Although most generally associated with a new store prototype, Project Impact encompasses a wide range of initiatives to strengthen price leadership, improve product assortments and upgrade the shopping experience. Those benefits were realized in large part due to improve alignment among its merchandising, marketing and operations group. Now, a similar strategy is now being applied to the Walmart Realty division which will be integrated with store operations and logistics and report to Walmart U.S. COO Bill Simon.

“This move will help facilitate our growth as we seek to enter new markets and develop new segments across the U.S. and will drive efficiency by allowing us to better leverage our resources,” Castro-Wright said. “We are also building a structure that aligns the store planning team with the customer experience team that currently is part of merchandising. This will also support our efforts to accelerate our speed to market with new formats.”

In addition, the company plans to introduce a new field reporting structure that includes three geographic business units in the west, the south and the north. The company’s previous structure consisted of five major regions.

The shift has resulted in several interesting personal moves as Walmart.com president and CEO Raul Vasquez was given the role of an operator with oversight of the Walmart West area. Rosalind Brewer was name president of Walmart South after previously serving as president of Walmart’s southeast division. Hank Mullany, previously president of the Northeast division, is now president of Walmart North. Mike Moore and Michael Lewis, who previously served as senior VP under the five operating region structure, have been given new roles in the merchandising group. Moore is now responsible for automotive, stationery, hardware, fabric and crafts and sporting goods. Lewis will lead the newly created Global Merchandising Center for packaged grocery product.

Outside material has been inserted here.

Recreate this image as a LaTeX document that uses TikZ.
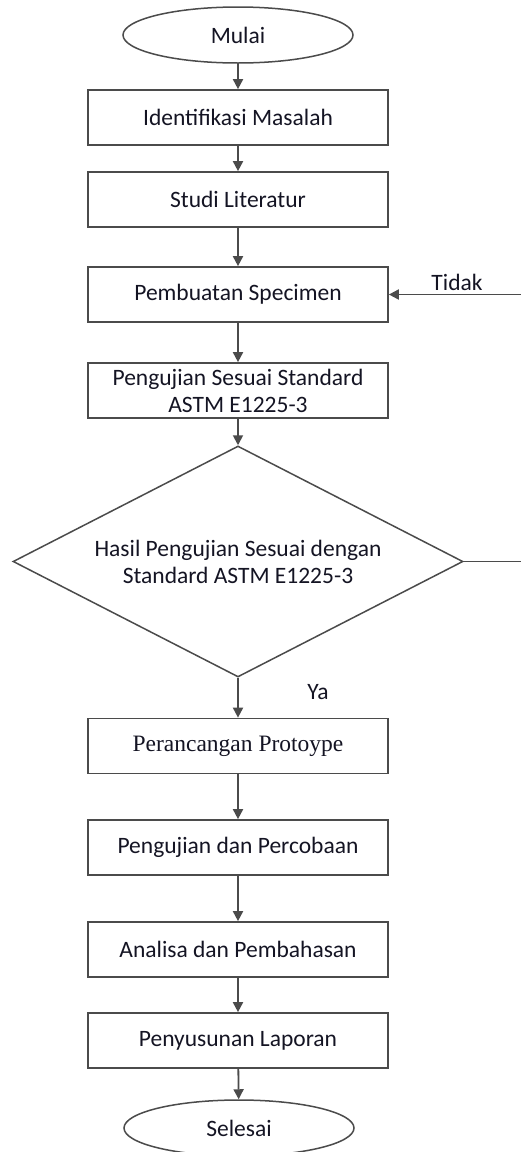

Another major merchandising change involves Andrea Thomas who will serve as senior VP brand merchandising for home, hardlines and entertainment reporting directly to chief merchant John Fleming. Thomas was previously responsible for private brand management in the marketing group.

Another noteworthy change involves the creation of a new organization called store merchandising execution. It will be led by Andy Barron who has the tall order of designing merchandise strategies for the geographic business units, executing customer focused programs and will report to both Simon and Fleming.